■ What you need to do
Check each line of the records below for the string "this", then state how many lines contain it, with no other output.

■ Records supplied

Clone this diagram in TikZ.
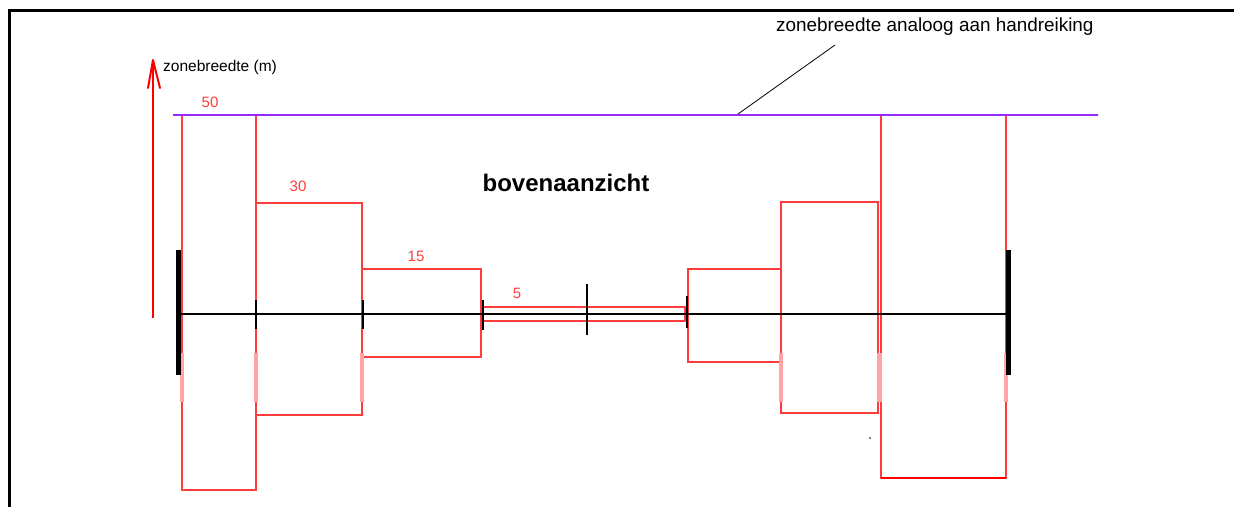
\documentclass[tikz,border=0pt]{standalone}
\usepackage{fontspec}
\setmainfont{Liberation Sans}
\definecolor{zred}{RGB}{255,60,60}
\definecolor{zarrow}{RGB}{255,0,0}
\definecolor{zpink}{RGB}{255,165,165}
\definecolor{zpurple}{RGB}{150,40,255}
\tikzset{
  redline/.style={draw=zred, line width=1.5pt},
  pinkseg/.style={draw=zpink, line width=4pt},
  tickmark/.style={draw=black, line width=1.5pt},
  bigbar/.style={draw=black, line width=5pt},
  numlbl/.style={text=zred, font=\fontsize{15}{15}\selectfont, inner sep=0pt},
  blacklbl/.style={text=black, font=\fontsize{15.5}{16}\selectfont, inner sep=0pt},
}
\begin{document}
\begin{tikzpicture}[x=1pt, y=-1pt]
\useasboundingbox[fill=white] (0,0) rectangle (1234,507);
% frame
\draw[line width=3pt] (1234,10) -- (9,10) -- (9,507);
% red rectangles (left side)
\draw[redline] (182,115) rectangle (256,490);
\draw[redline] (256,203) rectangle (362,415);
\draw[redline] (362,269) rectangle (481,357);
\draw[redline] (483,307) rectangle (685,321);
% right side
\draw[redline] (688,269) rectangle (781,362);
\draw[redline] (781,202) rectangle (878,413);
\draw[redline] (881,115) rectangle (1006,478);
\draw[draw=zarrow, line width=2.5pt] (881,478) -- (1006,478);
% faint pink segments
\foreach \xx in {182,256,362,781,1006}{
  \draw[pinkseg] (\xx,353) -- (\xx,402);
}
\draw[draw=zpink, line width=5pt] (879.5,353) -- (879.5,402);
% axis
\draw[line width=2pt] (178,314) -- (1008,314);
\draw[bigbar] (178,250) -- (178,375);
\draw[bigbar] (1008,250) -- (1008,375);
\draw[tickmark] (256,300) -- (256,329);
\draw[tickmark] (363,300) -- (363,329);
\draw[tickmark] (483,300) -- (483,330);
\draw[line width=2pt] (687,296) -- (687,328);
\draw[tickmark] (587,284) -- (587,335);
% purple top line
\draw[draw=zpurple, line width=2.5pt] (173,115) -- (1098,115);
% red axis arrow
\coordinate (arrowfoot) at (153,318);
\coordinate (arrowtip) at (153,60);
\draw[draw=zarrow, line width=2pt] (arrowfoot) -- (arrowtip);
\draw[draw=zarrow, line width=2pt, line cap=round, line join=round] (148,88) -- (arrowtip) -- (160,88);
% stray dot
\fill (870,438) circle (0.8);
% labels
\node[blacklbl, anchor=west] (ylabel) at (163,67) {zonebreedte (m)};
\node[numlbl] (n50) at (210,102) {50};
\node[numlbl] (n30) at (298,186) {30};
\node[numlbl] (n15) at (416,256) {15};
\node[numlbl] (n5) at (517,293) {5};
\node[inner sep=0pt, font=\bfseries\fontsize{24}{24}\selectfont] (title) at (566,183) {bovenaanzicht};
\node[inner sep=0pt, anchor=west, font=\fontsize{18.9}{19}\selectfont] (note) at (776,27) {zonebreedte analoog aan handreiking};
% leader line
\coordinate (leadstart) at (738,114);
\coordinate (leadend) at (835,45);
\draw[line width=0.8pt] (leadstart) -- (leadend);
\end{tikzpicture}
\end{document}
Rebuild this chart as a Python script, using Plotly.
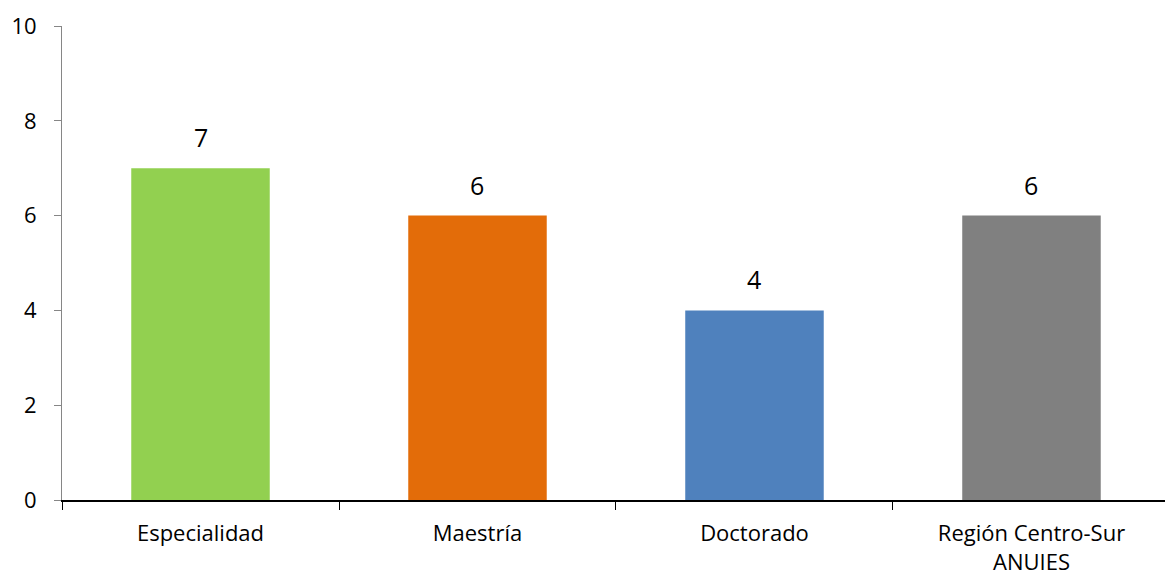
import plotly.graph_objects as go

categories = ["Especialidad", "Maestría", "Doctorado", "Región Centro-Sur<br>ANUIES"]
values = [7, 6, 4, 6]
colors = ["#92D050", "#E36C09", "#4F81BD", "#808080"]
y_ticks = [0, 2, 4, 6, 8, 10]

fig = go.Figure(
    go.Bar(
        x=categories,
        y=values,
        marker=dict(color=colors, line=dict(width=0)),
        width=0.5,
        cliponaxis=False,
    )
)

# value labels above each bar
for cat, val in zip(categories, values):
    fig.add_annotation(
        x=cat,
        y=val,
        text=str(val),
        showarrow=False,
        yanchor="bottom",
        yshift=12,
        font=dict(size=25, color="#000000", family="Open Sans"),
    )

fig.update_layout(
    width=1165,
    height=576,
    margin=dict(l=62, r=0, t=26, b=76),
    paper_bgcolor="white",
    plot_bgcolor="white",
    showlegend=False,
    font=dict(family="Open Sans", color="#000000"),
)

fig.update_xaxes(
    type="category",
    range=[-0.5, 3.482],
    showline=True,
    linecolor="#000000",
    linewidth=2,
    ticks="outside",
    tickson="boundaries",
    ticklen=8,
    tickcolor="#000000",
    tickwidth=1,
    showgrid=False,
    tickfont=dict(size=22, family="Open Sans"),
    ticklabelstandoff=13,
)

fig.update_yaxes(
    range=[0, 10],
    tickvals=y_ticks,
    showline=True,
    linecolor="#868686",
    linewidth=1,
    ticks="outside",
    ticklen=7,
    tickcolor="#868686",
    showgrid=False,
    zeroline=False,
    tickfont=dict(size=22, family="Open Sans"),
    ticklabelstandoff=13,
)

fig.write_html("out.html")
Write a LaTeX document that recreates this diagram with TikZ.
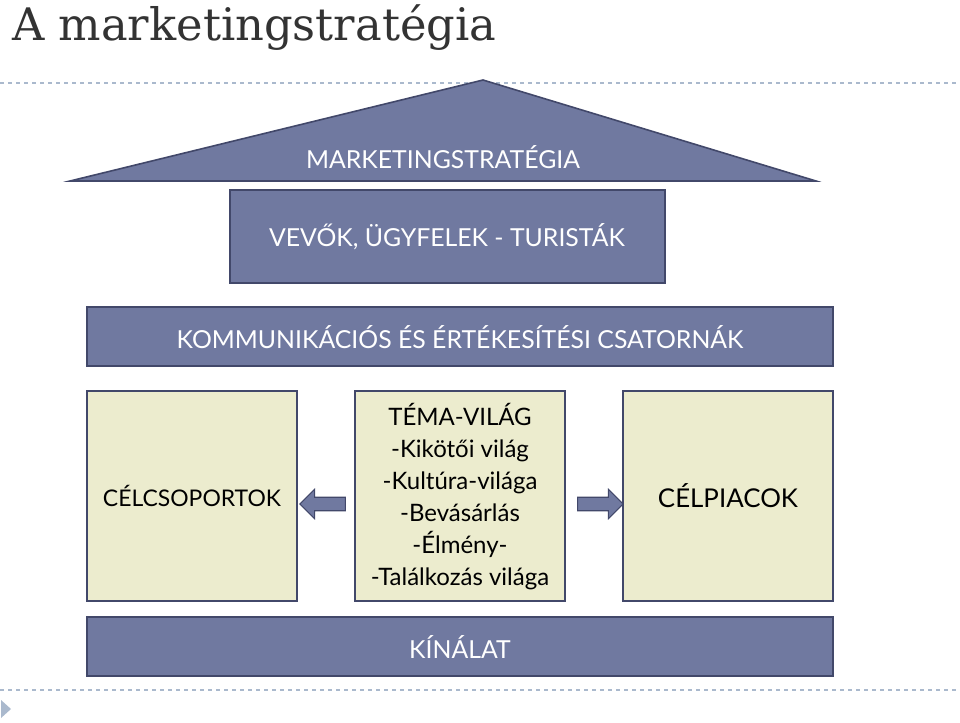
\documentclass[tikz,border=0pt]{standalone}
\usepackage{fontspec}
\setmainfont{Lato}
\newfontfamily\titlefont{DejaVu Serif}
\usetikzlibrary{shapes.arrows}
\definecolor{kekfill}{RGB}{112,121,160}
\definecolor{kekline}{RGB}{66,72,106}
\definecolor{bezsfill}{RGB}{236,236,206}
\definecolor{szaggatott}{RGB}{170,185,205}
\tikzset{
  sotet/.style={draw=kekline, line width=1.2pt, fill=kekfill, text=white},
  vilagos/.style={draw=kekline, line width=1.2pt, fill=bezsfill, text=black},
  nyil/.style={single arrow, draw=kekline, fill=kekfill, line width=0.8pt,
    minimum height=34pt, minimum width=22pt, single arrow head extend=4pt,
    inner sep=3pt}
}
\begin{document}
\begin{tikzpicture}[x=0.75pt, y=-0.75pt]
                \useasboundingbox (0,0) rectangle (960,722);
                % Cím
                \node[anchor=base west, inner sep=0pt, text=black!80] (cim) at (12,40)
                    {\titlefont\fontsize{33.6}{36}\selectfont A marketingstratégia};
                \draw[szaggatott, dashed, line width=0.8pt] (0,83) -- (960,83);

                % Tető
                \draw[sotet] (70,181) -- (483,80) -- (816,181) -- cycle;
                \node[text=white] (strategia) at (443,157) {\fontsize{18.6}{22}\selectfont MARKETINGSTRATÉGIA};

                % Sávok
                \draw[sotet] (230,190) rectangle (665,283);
                \node[text=white] (vevok) at (447,237) {\fontsize{18.6}{22}\selectfont VEVŐK, ÜGYFELEK - TURISTÁK};
                \draw[sotet] (87,307) rectangle (833,366);
                \node[text=white] (csatornak) at (460,337) {\fontsize{18.6}{22}\selectfont KOMMUNIKÁCIÓS ÉS ÉRTÉKESÍTÉSI CSATORNÁK};

                % Középső sor
                \draw[vilagos] (87,391) rectangle (297,601);
                \node (celcsop) at (192,496) {\fontsize{17.2}{20}\selectfont CÉLCSOPORTOK};
                \draw[vilagos] (355,391) rectangle (565,601);
                \node[align=center, font=\fontsize{18}{24}\selectfont] (tema) at (460,497)
                    {TÉMA-VILÁG\\-Kikötői világ\\-Kultúra-világa\\-Bevásárlás\\-Élmény-\\-Találkozás világa};
                \draw[vilagos] (623,391) rectangle (833,601);
                \node (celpiac) at (728,496) {\fontsize{19.4}{22}\selectfont CÉLPIACOK};

                % Nyilak
                \node[nyil, shape border rotate=180] (balnyil) at (326,504) {};
                \node[nyil] (jobbnyil) at (597,504) {};

                % Alap
                \draw[sotet] (87,617) rectangle (833,676);
                \node[text=white] (kinalat) at (460,647) {\fontsize{18.6}{22}\selectfont KÍNÁLAT};

                \draw[szaggatott, dashed, line width=0.8pt] (0,690) -- (960,690);
                \fill[szaggatott] (1,700) -- (11,709) -- (1,718) -- cycle;
            \end{tikzpicture}
\end{document}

■ Task output
3